A study of postwar amnesia and/or PTSD and displaced memory banks as well as a testament to the power of love trying to work through all of these confounding psychological loopholes, the film adapted by Arthur Wimperis, George Froeschel and Claudine West differs from the novel some in revealing Margaret Hanson to be Paula Ridgeway early on rather than keeping it a surprise.  The film also utilizes flashbacks hinting at some of Charles Rainier’s combat experiences that led to his shell shocking.  
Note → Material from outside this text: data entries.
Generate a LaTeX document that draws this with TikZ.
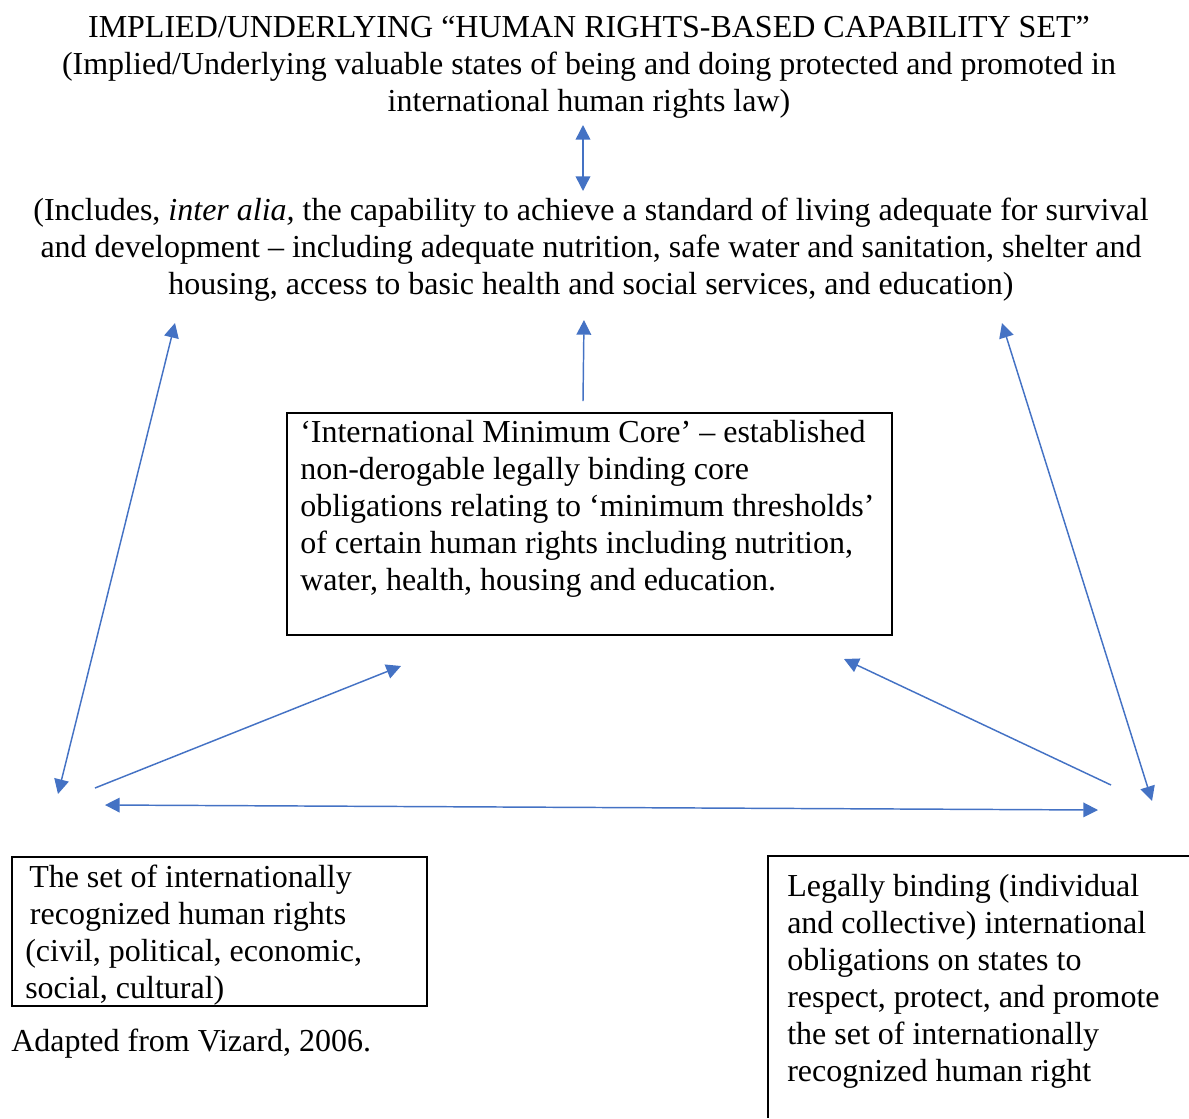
\documentclass[tikz,border=0pt]{standalone}
\usepackage{fontspec}
\setmainfont{Liberation Serif}
\usetikzlibrary{arrows.meta}
\definecolor{linkblue}{HTML}{4472C4}
\begin{document}
\begin{tikzpicture}[x=0.75pt,y=-0.75pt,
  txt/.style={inner sep=0pt, font=\fontsize{24pt}{27.75pt}\selectfont},
  boxframe/.style={draw=black, line width=1.5pt, inner sep=0pt},
  conn/.style={draw=linkblue, line width=1.1pt},
  oneway/.style={conn, -{Triangle[length=11pt,width=11pt]}},
  twoway/.style={conn, {Triangle[length=11pt,width=11pt]}-{Triangle[length=11pt,width=11pt]}}]
\useasboundingbox (0,0) rectangle (1189,1118);

% heading
\node[txt, align=center, anchor=north] (head) at (589,16)
  {IMPLIED/UNDERLYING “HUMAN RIGHTS-BASED CAPABILITY SET”\\
   (Implied/Underlying valuable states of being and doing protected and promoted in\\
   international human rights law)};

% capability description
\node[txt, align=center, anchor=north] (cap) at (591,198)
  {(Includes, \textit{inter alia,} the capability to achieve a standard of living adequate for survival\\
   and development -- including adequate nutrition, safe water and sanitation, shelter and\\
   housing, access to basic health and social services, and education)};

% minimum core box
\node[boxframe, anchor=north west, minimum width=453.75pt, minimum height=166.5pt] (core) at (286,412) {};
\node[txt, align=left, anchor=north west] (coretext) at (300,420)
  {‘International Minimum Core’ -- established\\
   non-derogable legally binding core\\
   obligations relating to ‘minimum thresholds’\\
   of certain human rights including nutrition,\\
   water, health, housing and education.};

% set of rights box
\node[boxframe, anchor=north west, minimum width=311.25pt, minimum height=111.75pt] (rights) at (11,856) {};
\node[txt, align=left, anchor=north west] (rightstext) at (25,865)
  {\hspace*{3pt}The set of internationally\\
   \hspace*{3.5pt}recognized human rights\\
   (civil, political, economic,\\
   social, cultural)};

\node[txt, anchor=north west] (source) at (11,1029) {Adapted from Vizard, 2006.};

% obligations box (open to the right and below)
\coordinate (oblTR) at (1189,856);
\coordinate (oblTL) at (768,856);
\coordinate (oblBL) at (768,1118);
\draw[black, line width=1.2pt] (oblTR) -- (oblTL) -- (oblBL);
\node[txt, align=left, anchor=north west] (obltext) at (787,874)
  {Legally binding (individual\\
   and collective) international\\
   obligations on states to\\
   respect, protect, and promote\\
   the set of internationally\\
   recognized human right};

% connector end points
\coordinate (hA) at (583,125);
\coordinate (hB) at (583,191);
\coordinate (lTop) at (175,323);
\coordinate (lBot) at (58,794);
\coordinate (rTop) at (1002,323);
\coordinate (rBot) at (1152,801);
\coordinate (cTop) at (584,320);
\coordinate (cBot) at (583,401);
\coordinate (llTail) at (95,788);
\coordinate (llHead) at (401,666);
\coordinate (rlTail) at (1111,785);
\coordinate (rlHead) at (844,659);
\coordinate (hzL) at (105,805);
\coordinate (hzR) at (1098,810);

% connectors
\draw[twoway] (hA) -- (hB);
\draw[twoway] (lTop) -- (lBot);
\draw[twoway] (rTop) -- (rBot);
\draw[oneway] (cBot) -- (cTop);
\draw[oneway] (llTail) -- (llHead);
\draw[oneway] (rlTail) -- (rlHead);
\draw[twoway] (hzL) -- (hzR);
\end{tikzpicture}
\end{document}
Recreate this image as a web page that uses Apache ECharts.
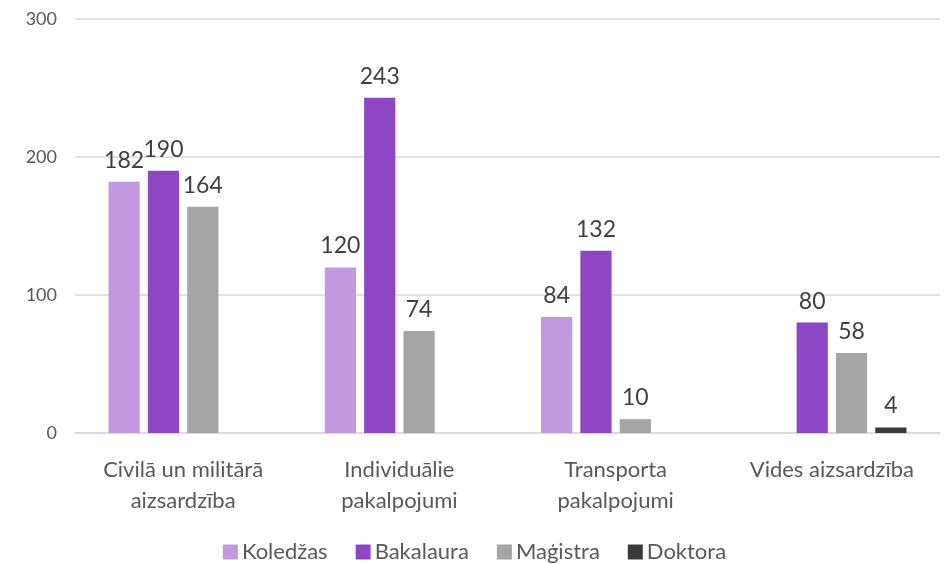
<!DOCTYPE html>
<html>
<head>
<meta charset="utf-8">
<script src="https://cdn.jsdelivr.net/npm/echarts@6/dist/echarts.min.js"></script>
<style>html,body{margin:0;padding:0;background:#fff}#c{width:949px;height:564px}</style>
</head>
<body>
<div id="c"></div>
<script>
const categories = ['Civilā un militārā\naizsardzība', 'Individuālie\npakalpojumi', 'Transporta\npakalpojumi', 'Vides aizsardzība'];
const seriesNames = ['Koledžas', 'Bakalaura', 'Maģistra', 'Doktora'];
const koledzas = [182, 120, 84, null];
const bakalaura = [190, 243, 132, 80];
const magistra = [164, 74, 10, 58];
const doktora = [null, null, null, 4];
const colors = ['#C299DF', '#8E47C4', '#A5A5A5', '#3A3A3A'];
const FONT = 'Lato';

const chart = echarts.init(document.getElementById('c'), null, {renderer: 'canvas'});
const data = [koledzas, bakalaura, magistra, doktora];
chart.setOption({
  animation: false,
  textStyle: {fontFamily: FONT},
  grid: {left: 75, right: 9, top: 19, bottom: 131, containLabel: false},
  legend: {
    top: 536, left: 'center',
    itemWidth: 15, itemHeight: 15, itemGap: 28,
    icon: 'rect',
    textStyle: {fontFamily: FONT, fontSize: 22, color: '#595959', padding: [0,0,0,-1]},
    data: seriesNames
  },
  xAxis: {
    type: 'category',
    data: categories,
    axisLine: {lineStyle: {color: '#D9D9D9', width: 1.5}},
    axisTick: {show: false},
    axisLabel: {fontFamily: FONT, fontSize: 22, color: '#595959', lineHeight: 31, margin: 21, interval: 0}
  },
  yAxis: {
    type: 'value', min: 0, max: 300, interval: 100,
    axisLine: {show: false}, axisTick: {show: false},
    splitLine: {lineStyle: {color: '#D9D9D9', width: 1.5}},
    axisLabel: {fontFamily: FONT, fontSize: 18, color: '#595959', margin: 18}
  },
  series: seriesNames.map((n, i) => ({
    name: n, type: 'bar', data: data[i],
    barGap: '26%', barCategoryGap: '31%',
    itemStyle: {color: colors[i]},
    label: {show: true, position: 'top', distance: 10, fontFamily: FONT, fontSize: 23, color: '#404040'}
  }))
});
</script>
</body>
</html>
In Mervyn LeRoy’s hands, the film is a sweeping postwar romance filled with great longing and passion as our dedicated heroine Paula/Margaret sticks through time and tide to get back with her husband who continues to get further lost within himself.  Ronald Colman though older looking than Greer Garson does a solid job conveying the deer-in-headlights look of confusion and uncertainty as though something is amiss but the man can’t quite put his finger on why.  Garson of course is fantastic though she would win the Academy Award that same year for another film Mrs. Miniver.  Also fans of It's a Wonderful Life actor Henry Travers as Dr. Sims.

 
Given an evocative original score by The Wizard of Oz composer Herbert Stothart, Random Harvest from the outset and even through its whimsical romance carries an air of melancholy.  For all of the warmth on display, raging quietly in the epicenter is a sense of anxiety as though the wartime demons that haunted Charles Rainer are far from leaving him alone.  Then there’s Ukrainian born Brigadoon cinematographer Joseph Ruttenberg’s smoky, romantically foggy camerawork reminiscent of David Lean’s Brief Encounter or Max Ophuls’ Letter from an Unknown Woman.  Stylistically the film does a good job of creating open opacity for the protagonist’s lack of direction or purpose before shifting gears into a picturesque portrait of organized, compartmentalized luxury. 
 
Produced around $1.2 million, the film became a massive commercial success at the box office, raking in around $8 million and garnering seven Academy Award nominations including Best Picture, Best Director and Best Supporting Actress Susan Peters as Charles Rainier’s former love interest Kitty.  Sadly the film didn’t win any of the nominations and critics were all but underwhelmed by the somber tragicomic postwar melodrama.  In the years since however, including but not limited to the AFI’s 100 Years…100 Passions list and the emergence of several Indian and Pakistani remakes, Random Harvest has found its rightful place in the canon of all time great screen romances.  


Certainly among the best postwar films leading up to William Wyler’s The Best Years of Our Lives, Mervyn LeRoy’s underrated romantic epic seen now is every bit as achingly desperately longing for lost love now as it was when audiences first saw it in 1942.  Though the film would be overshadowed by other adaptations of James Hilton’s novels, it nevertheless remains an important chapter in LeRoy’s as well as Garson’s illustrious careers.